Sunday, August 12, 2007
I consider Jessie to be a close friend of mine and someone with whom I share a kindred spirit. Jessie and I went through the Police Academy together, we endured Field Training together and we now have the fortune of patrolling neighboring zones within our city. Between the shooting, rape and numerous fights-in-progress calls that we backed each other up on last night, we had the opportunity to discuss some really important issues in our society. Jessie, while he is still very much a young man, has an unusual amount of maturity and an uncanny sense of level-headedness that far surpasses those within his age group. Last night, while he and I were parked "window-to-window" we pondered our society's undoing. I shared with him what I believe to be a major contributing factor. I told Jessie that a fundamental truth that my eight years as a husband, and six years as a father have taught me is that as a husband, don't even think about sweating the small stuff (actual incidents...(A) "Yea, I hit her. She wore my shoes the wrong way, so I punched her." (B) "I said no lettuce. What did I get? Lettuce. She doesn't want to listen to me, so I helped her listen.). As a father however, there is no such thing as small stuff. Every word and every action of my children are crucial to their development. He and I see it almost everyday and it sickens me.

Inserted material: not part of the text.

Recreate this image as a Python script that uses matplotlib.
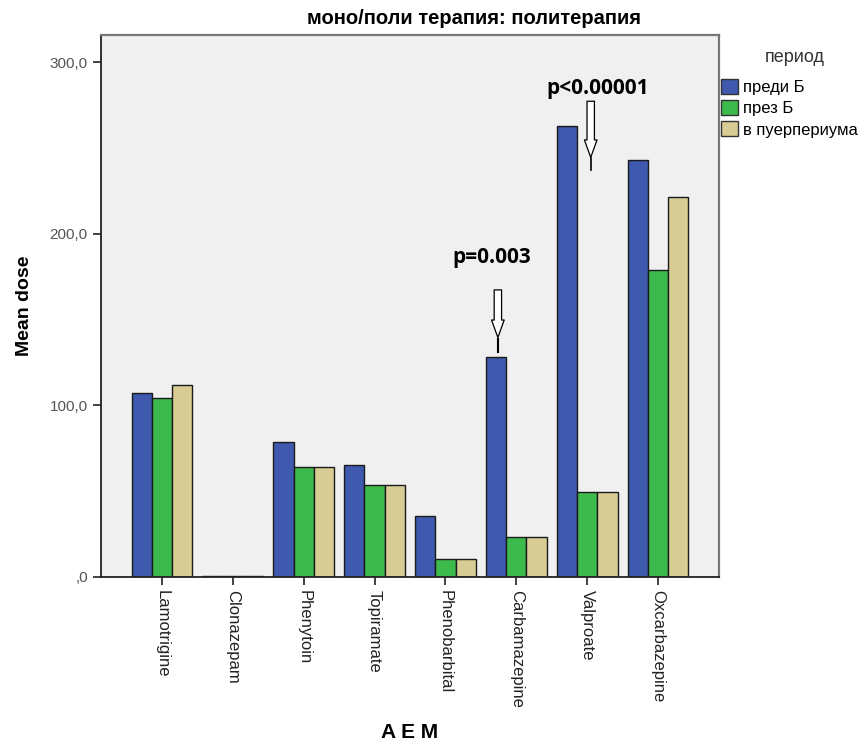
import numpy as np
import matplotlib.pyplot as plt
from matplotlib.patches import Patch

plt.rcParams['font.family'] = ['Liberation Sans', 'DejaVu Sans']

# data
drugs = ['Lamotrigine', 'Clonazepam', 'Phenytoin', 'Topiramate',
         'Phenobarbital', 'Carbamazepine', 'Valproate', 'Oxcarbazepine']
periods = ['преди Б', 'през Б', 'в пуерпериума']
before = [107.0, 0.5, 78.5, 65.3, 35.7, 128.3, 263.0, 243.2]
during = [104.5, 0.5, 63.9, 53.4, 10.7, 23.5, 49.7, 178.9]
after = [111.9, 0.5, 63.9, 53.4, 10.7, 23.5, 49.7, 221.6]
yticks = [0, 100, 200, 300]
ytick_labels = [',0', '100,0', '200,0', '300,0']

colors = ['#3e59ad', '#3dba4c', '#d6cc94']

fig = plt.figure(figsize=(8.66, 7.47), dpi=100)
ax = fig.add_axes([101/866, 1 - 577/747, 618/866, 542/747])
ax.set_facecolor('#f0f0f0')

x = np.arange(len(drugs))
w = 0.286
for i, (vals, c) in enumerate(zip([before, during, after], colors)):
    ax.bar(x + (i - 1) * w, vals, w, color=c, edgecolor='#1a1a1a', linewidth=1.0, zorder=2)

ax.set_xlim(-0.86, 7.86)
ax.set_ylim(0, 316)
ax.set_xticks(x)
ax.set_xticklabels(drugs, rotation=270, fontsize=12, color='#222222')
ax.set_yticks(yticks)
ax.set_yticklabels(ytick_labels, fontsize=11, color='#555555')
ax.tick_params(axis='both', direction='out', length=6, width=1.2, color='#222222')

for s in ['left', 'bottom']:
    ax.spines[s].set_linewidth(1.3)
    ax.spines[s].set_color('#222222')
for s in ['top', 'right']:
    ax.spines[s].set_linewidth(1.6)
    ax.spines[s].set_color('#777777')

ax.set_ylabel('Mean dose', fontsize=14, fontweight='bold', labelpad=12)
ax.set_xlabel('A E M', fontsize=15, fontweight='bold', va='center')
ax.xaxis.set_label_coords(0.5, (577 - 732) / 542)

fig.text(474/866, 1 - 19/747, 'моно/поли терапия: политерапия', ha='center', va='center',
         fontsize=14.5, fontweight='bold')

# significance markers
arrow = dict(arrowstyle='simple,head_width=0.65,head_length=0.9,tail_width=0.38',
             fc='white', ec='black', lw=0.9, mutation_scale=14)
ax.annotate('', xy=(4.74, 138), xytext=(4.74, 169), arrowprops=arrow)
ax.plot([4.74, 4.74], [131, 139], color='black', lw=1.5)
ax.text(4.65, 186.5, 'p=0.003', ha='center', va='center', fontsize=15, fontweight='bold',
        family=['Open Sans', 'DejaVu Sans'])
ax.annotate('', xy=(6.05, 243), xytext=(6.05, 279), arrowprops=arrow)
ax.plot([6.05, 6.05], [237, 244], color='black', lw=1.2)
ax.text(6.15, 285, 'p<0.00001', ha='center', va='center', fontsize=15, fontweight='bold',
        family=['Open Sans', 'DejaVu Sans'])

handles = [Patch(facecolor=c, edgecolor='#333333', linewidth=1.0) for c in colors]
fig.legend(handles, periods, loc='upper left', bbox_to_anchor=(721/866, 1 - 79/747),
           frameon=False, fontsize=12, borderpad=0, borderaxespad=0, handlelength=1.0,
           handleheight=1.0, handletextpad=0.3, labelspacing=0.3)
fig.text(795/866, 1 - 58/747, 'период', ha='center', va='center', fontsize=13, color='#333333')

fig.savefig('out.png', dpi=100)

He and I have both been on calls for service where parents are completely and totally at wits end as a result of the actions of their children. It's truly sad because I know, and what I have tried to show Jessie, is that there is a certain point where these kids are gone; the opportunity and privilege of forming and training their precious personalities and lives is lost. Their parents have travelled so far down the slope of parental remission, laziness and selfishness that the only person who can change these children now is the children themselves. In the beginning it was a tantrum at bedtime in defiance that was catered to. "No" was heard by the child as "keep on asking". Later as their poor souls regressed and as the battle continued, these young children stood their ground as seasoned generals while their Dads and Moms retreated; their patience, wits and bodies wracked by the wounds of the workday. Lessons of respect for authority and for adults have been abandoned. "Ma'am" and "Sir" have become archaic jargon lost somewhere-post baby boom.
Let me tell ya' folks, when I was coming up, my sisters and I feared my Dad. Granted, Mom was bad, but only because when you wronged her, you wronged Dad too. My school teacher's pen was the devil's instrument...not because she wielded it, but rather because my Father would eventually read it's damning words. Get in trouble in school or at a friend's house meant you were guaranteed double jeopardy when you got home. I remember whispering in my buddies' ear as they answered my Father's questions; "Say yes sir", because I had been taught from toddlerhood that was the only proper way to answered my Dad. At the time, did I understand the bigger picture that he was teaching me concerning respect for authority? Not hardly. Do my daughter's understand it now? Not hardly. But you know what, just as I understand it now, one day they will too. There is no such thing as small stuff when it comes to my girls. I love them unconditionally, and I make it a point to ensure that they know this. But I also love them enough to teach them right and wrong. As Gov. Mitt Romney stated, ”...there's no work more important than what goes on within the four walls of the American home." My home is no exception.